PROBLEM REQUIREMENTS:
Your copy of the material must match it exactly, except that pictures are dropped.

AVAILABLE DATA:
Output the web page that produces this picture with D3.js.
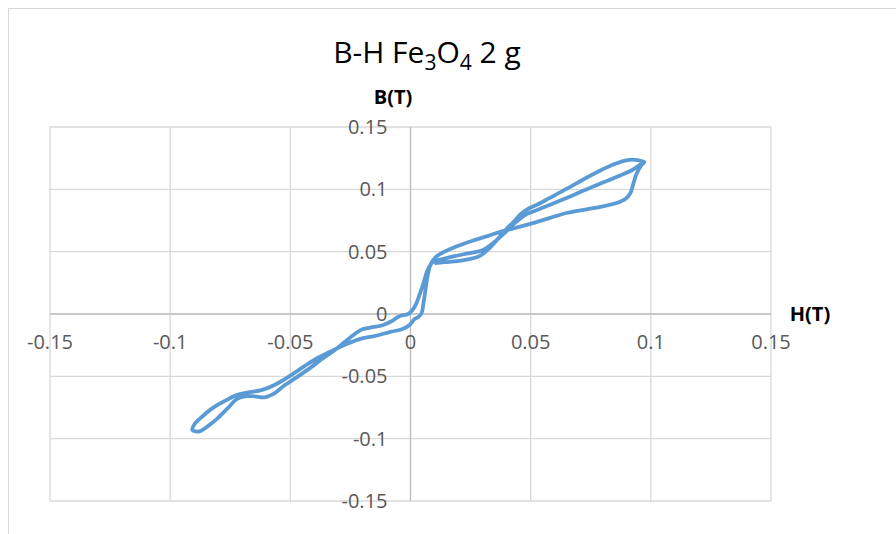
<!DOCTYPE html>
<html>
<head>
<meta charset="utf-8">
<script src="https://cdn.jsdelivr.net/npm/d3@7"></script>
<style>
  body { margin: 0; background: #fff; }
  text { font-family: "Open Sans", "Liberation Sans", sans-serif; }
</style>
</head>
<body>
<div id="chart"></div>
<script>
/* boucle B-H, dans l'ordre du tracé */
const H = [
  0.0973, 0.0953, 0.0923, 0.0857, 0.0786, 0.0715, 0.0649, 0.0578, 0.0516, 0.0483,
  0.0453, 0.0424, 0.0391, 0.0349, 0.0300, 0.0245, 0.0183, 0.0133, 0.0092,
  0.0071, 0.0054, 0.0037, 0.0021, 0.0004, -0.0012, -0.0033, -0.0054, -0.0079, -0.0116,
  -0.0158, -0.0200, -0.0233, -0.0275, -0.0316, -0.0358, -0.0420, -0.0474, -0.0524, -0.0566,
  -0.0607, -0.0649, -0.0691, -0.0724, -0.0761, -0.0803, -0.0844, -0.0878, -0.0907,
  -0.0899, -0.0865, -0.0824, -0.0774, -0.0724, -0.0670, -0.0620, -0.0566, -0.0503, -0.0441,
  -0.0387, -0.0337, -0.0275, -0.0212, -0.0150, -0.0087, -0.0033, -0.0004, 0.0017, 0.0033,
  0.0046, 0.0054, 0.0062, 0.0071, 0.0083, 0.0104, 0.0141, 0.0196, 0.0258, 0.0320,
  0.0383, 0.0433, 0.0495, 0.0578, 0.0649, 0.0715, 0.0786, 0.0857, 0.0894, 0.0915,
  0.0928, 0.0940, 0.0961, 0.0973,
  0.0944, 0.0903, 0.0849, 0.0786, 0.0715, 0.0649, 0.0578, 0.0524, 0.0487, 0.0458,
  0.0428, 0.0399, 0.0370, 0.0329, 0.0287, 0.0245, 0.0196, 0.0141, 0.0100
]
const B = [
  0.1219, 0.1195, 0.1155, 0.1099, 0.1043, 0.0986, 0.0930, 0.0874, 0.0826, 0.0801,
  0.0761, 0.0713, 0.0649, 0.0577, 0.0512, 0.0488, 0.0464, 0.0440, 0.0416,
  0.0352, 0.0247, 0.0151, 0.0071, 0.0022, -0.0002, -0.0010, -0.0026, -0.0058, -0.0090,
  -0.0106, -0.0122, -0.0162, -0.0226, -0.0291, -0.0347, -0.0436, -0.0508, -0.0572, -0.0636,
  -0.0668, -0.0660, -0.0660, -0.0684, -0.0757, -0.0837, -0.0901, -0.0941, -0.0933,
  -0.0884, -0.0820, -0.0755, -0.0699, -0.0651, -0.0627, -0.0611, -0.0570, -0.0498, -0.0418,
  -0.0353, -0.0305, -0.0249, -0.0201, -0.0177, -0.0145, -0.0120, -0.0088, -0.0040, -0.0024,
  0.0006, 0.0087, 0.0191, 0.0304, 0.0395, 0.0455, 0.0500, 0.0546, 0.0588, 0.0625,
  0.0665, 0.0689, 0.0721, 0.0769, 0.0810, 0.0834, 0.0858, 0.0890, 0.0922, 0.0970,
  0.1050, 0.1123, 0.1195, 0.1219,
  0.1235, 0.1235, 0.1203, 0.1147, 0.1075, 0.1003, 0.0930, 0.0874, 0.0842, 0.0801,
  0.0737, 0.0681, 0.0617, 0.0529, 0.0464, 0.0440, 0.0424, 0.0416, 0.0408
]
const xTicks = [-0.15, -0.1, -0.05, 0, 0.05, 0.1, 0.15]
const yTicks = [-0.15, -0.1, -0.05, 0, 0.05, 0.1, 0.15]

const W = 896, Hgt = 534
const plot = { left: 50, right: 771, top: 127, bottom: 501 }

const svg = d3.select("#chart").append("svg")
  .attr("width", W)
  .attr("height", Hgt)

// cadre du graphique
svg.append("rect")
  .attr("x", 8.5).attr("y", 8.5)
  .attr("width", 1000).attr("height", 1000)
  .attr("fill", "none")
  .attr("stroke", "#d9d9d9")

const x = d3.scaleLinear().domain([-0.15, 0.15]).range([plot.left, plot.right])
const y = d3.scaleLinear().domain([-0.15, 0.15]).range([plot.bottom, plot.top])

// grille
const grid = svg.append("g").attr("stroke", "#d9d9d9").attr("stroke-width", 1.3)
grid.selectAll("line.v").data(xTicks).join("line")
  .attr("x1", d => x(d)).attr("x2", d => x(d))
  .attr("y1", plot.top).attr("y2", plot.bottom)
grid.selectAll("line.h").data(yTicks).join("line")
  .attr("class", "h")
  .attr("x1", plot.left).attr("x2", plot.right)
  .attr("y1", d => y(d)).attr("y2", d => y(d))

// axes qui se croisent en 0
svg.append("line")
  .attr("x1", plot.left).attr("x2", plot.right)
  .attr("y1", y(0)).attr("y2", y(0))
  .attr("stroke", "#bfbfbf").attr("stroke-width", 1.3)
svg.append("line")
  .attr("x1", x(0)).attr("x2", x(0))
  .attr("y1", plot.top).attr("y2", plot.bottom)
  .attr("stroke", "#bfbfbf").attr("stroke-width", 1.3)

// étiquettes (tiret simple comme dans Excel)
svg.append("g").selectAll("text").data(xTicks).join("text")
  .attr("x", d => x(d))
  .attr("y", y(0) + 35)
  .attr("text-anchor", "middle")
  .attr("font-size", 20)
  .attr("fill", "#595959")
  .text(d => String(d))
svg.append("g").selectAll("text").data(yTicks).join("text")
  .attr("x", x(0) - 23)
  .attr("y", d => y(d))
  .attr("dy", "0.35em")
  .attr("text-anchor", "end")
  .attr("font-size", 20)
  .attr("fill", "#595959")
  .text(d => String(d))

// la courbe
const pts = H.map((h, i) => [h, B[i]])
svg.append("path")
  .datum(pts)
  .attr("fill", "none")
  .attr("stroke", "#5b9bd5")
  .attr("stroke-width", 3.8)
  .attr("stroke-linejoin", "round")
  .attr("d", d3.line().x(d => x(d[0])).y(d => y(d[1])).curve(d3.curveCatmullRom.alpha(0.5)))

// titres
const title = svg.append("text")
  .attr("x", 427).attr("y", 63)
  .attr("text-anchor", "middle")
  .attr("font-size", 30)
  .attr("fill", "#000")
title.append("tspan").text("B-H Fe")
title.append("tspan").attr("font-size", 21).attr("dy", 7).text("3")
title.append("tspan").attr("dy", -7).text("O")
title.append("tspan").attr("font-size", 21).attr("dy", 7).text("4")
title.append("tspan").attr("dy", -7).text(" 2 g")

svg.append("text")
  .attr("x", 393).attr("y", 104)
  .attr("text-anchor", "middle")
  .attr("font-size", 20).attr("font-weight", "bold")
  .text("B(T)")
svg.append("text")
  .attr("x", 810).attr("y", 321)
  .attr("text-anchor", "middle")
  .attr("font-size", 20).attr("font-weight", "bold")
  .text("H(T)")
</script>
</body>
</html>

ANSWER TO THIS TASK:
Output the web page that produces this picture with D3.js.
<!DOCTYPE html>
<html>
<head>
<meta charset="utf-8">
<script src="https://cdn.jsdelivr.net/npm/d3@7"></script>
<style>
  body { margin: 0; background: #fff; }
  text { font-family: "Open Sans", "Liberation Sans", sans-serif; }
</style>
</head>
<body>
<div id="chart"></div>
<script>
/* boucle B-H, dans l'ordre du tracé */
const H = [
  0.0973, 0.0953, 0.0923, 0.0857, 0.0786, 0.0715, 0.0649, 0.0578, 0.0516, 0.0483,
  0.0453, 0.0424, 0.0391, 0.0349, 0.0300, 0.0245, 0.0183, 0.0133, 0.0092,
  0.0071, 0.0054, 0.0037, 0.0021, 0.0004, -0.0012, -0.0033, -0.0054, -0.0079, -0.0116,
  -0.0158, -0.0200, -0.0233, -0.0275, -0.0316, -0.0358, -0.0420, -0.0474, -0.0524, -0.0566,
  -0.0607, -0.0649, -0.0691, -0.0724, -0.0761, -0.0803, -0.0844, -0.0878, -0.0907,
  -0.0899, -0.0865, -0.0824, -0.0774, -0.0724, -0.0670, -0.0620, -0.0566, -0.0503, -0.0441,
  -0.0387, -0.0337, -0.0275, -0.0212, -0.0150, -0.0087, -0.0033, -0.0004, 0.0017, 0.0033,
  0.0046, 0.0054, 0.0062, 0.0071, 0.0083, 0.0104, 0.0141, 0.0196, 0.0258, 0.0320,
  0.0383, 0.0433, 0.0495, 0.0578, 0.0649, 0.0715, 0.0786, 0.0857, 0.0894, 0.0915,
  0.0928, 0.0940, 0.0961, 0.0973,
  0.0944, 0.0903, 0.0849, 0.0786, 0.0715, 0.0649, 0.0578, 0.0524, 0.0487, 0.0458,
  0.0428, 0.0399, 0.0370, 0.0329, 0.0287, 0.0245, 0.0196, 0.0141, 0.0100
]
const B = [
  0.1219, 0.1195, 0.1155, 0.1099, 0.1043, 0.0986, 0.0930, 0.0874, 0.0826, 0.0801,
  0.0761, 0.0713, 0.0649, 0.0577, 0.0512, 0.0488, 0.0464, 0.0440, 0.0416,
  0.0352, 0.0247, 0.0151, 0.0071, 0.0022, -0.0002, -0.0010, -0.0026, -0.0058, -0.0090,
  -0.0106, -0.0122, -0.0162, -0.0226, -0.0291, -0.0347, -0.0436, -0.0508, -0.0572, -0.0636,
  -0.0668, -0.0660, -0.0660, -0.0684, -0.0757, -0.0837, -0.0901, -0.0941, -0.0933,
  -0.0884, -0.0820, -0.0755, -0.0699, -0.0651, -0.0627, -0.0611, -0.0570, -0.0498, -0.0418,
  -0.0353, -0.0305, -0.0249, -0.0201, -0.0177, -0.0145, -0.0120, -0.0088, -0.0040, -0.0024,
  0.0006, 0.0087, 0.0191, 0.0304, 0.0395, 0.0455, 0.0500, 0.0546, 0.0588, 0.0625,
  0.0665, 0.0689, 0.0721, 0.0769, 0.0810, 0.0834, 0.0858, 0.0890, 0.0922, 0.0970,
  0.1050, 0.1123, 0.1195, 0.1219,
  0.1235, 0.1235, 0.1203, 0.1147, 0.1075, 0.1003, 0.0930, 0.0874, 0.0842, 0.0801,
  0.0737, 0.0681, 0.0617, 0.0529, 0.0464, 0.0440, 0.0424, 0.0416, 0.0408
]
const xTicks = [-0.15, -0.1, -0.05, 0, 0.05, 0.1, 0.15]
const yTicks = [-0.15, -0.1, -0.05, 0, 0.05, 0.1, 0.15]

const W = 896, Hgt = 534
const plot = { left: 50, right: 771, top: 127, bottom: 501 }

const svg = d3.select("#chart").append("svg")
  .attr("width", W)
  .attr("height", Hgt)

// cadre du graphique
svg.append("rect")
  .attr("x", 8.5).attr("y", 8.5)
  .attr("width", 1000).attr("height", 1000)
  .attr("fill", "none")
  .attr("stroke", "#d9d9d9")

const x = d3.scaleLinear().domain([-0.15, 0.15]).range([plot.left, plot.right])
const y = d3.scaleLinear().domain([-0.15, 0.15]).range([plot.bottom, plot.top])

// grille
const grid = svg.append("g").attr("stroke", "#d9d9d9").attr("stroke-width", 1.3)
grid.selectAll("line.v").data(xTicks).join("line")
  .attr("x1", d => x(d)).attr("x2", d => x(d))
  .attr("y1", plot.top).attr("y2", plot.bottom)
grid.selectAll("line.h").data(yTicks).join("line")
  .attr("class", "h")
  .attr("x1", plot.left).attr("x2", plot.right)
  .attr("y1", d => y(d)).attr("y2", d => y(d))

// axes qui se croisent en 0
svg.append("line")
  .attr("x1", plot.left).attr("x2", plot.right)
  .attr("y1", y(0)).attr("y2", y(0))
  .attr("stroke", "#bfbfbf").attr("stroke-width", 1.3)
svg.append("line")
  .attr("x1", x(0)).attr("x2", x(0))
  .attr("y1", plot.top).attr("y2", plot.bottom)
  .attr("stroke", "#bfbfbf").attr("stroke-width", 1.3)

// étiquettes (tiret simple comme dans Excel)
svg.append("g").selectAll("text").data(xTicks).join("text")
  .attr("x", d => x(d))
  .attr("y", y(0) + 35)
  .attr("text-anchor", "middle")
  .attr("font-size", 20)
  .attr("fill", "#595959")
  .text(d => String(d))
svg.append("g").selectAll("text").data(yTicks).join("text")
  .attr("x", x(0) - 23)
  .attr("y", d => y(d))
  .attr("dy", "0.35em")
  .attr("text-anchor", "end")
  .attr("font-size", 20)
  .attr("fill", "#595959")
  .text(d => String(d))

// la courbe
const pts = H.map((h, i) => [h, B[i]])
svg.append("path")
  .datum(pts)
  .attr("fill", "none")
  .attr("stroke", "#5b9bd5")
  .attr("stroke-width", 3.8)
  .attr("stroke-linejoin", "round")
  .attr("d", d3.line().x(d => x(d[0])).y(d => y(d[1])).curve(d3.curveCatmullRom.alpha(0.5)))

// titres
const title = svg.append("text")
  .attr("x", 427).attr("y", 63)
  .attr("text-anchor", "middle")
  .attr("font-size", 30)
  .attr("fill", "#000")
title.append("tspan").text("B-H Fe")
title.append("tspan").attr("font-size", 21).attr("dy", 7).text("3")
title.append("tspan").attr("dy", -7).text("O")
title.append("tspan").attr("font-size", 21).attr("dy", 7).text("4")
title.append("tspan").attr("dy", -7).text(" 2 g")

svg.append("text")
  .attr("x", 393).attr("y", 104)
  .attr("text-anchor", "middle")
  .attr("font-size", 20).attr("font-weight", "bold")
  .text("B(T)")
svg.append("text")
  .attr("x", 810).attr("y", 321)
  .attr("text-anchor", "middle")
  .attr("font-size", 20).attr("font-weight", "bold")
  .text("H(T)")
</script>
</body>
</html>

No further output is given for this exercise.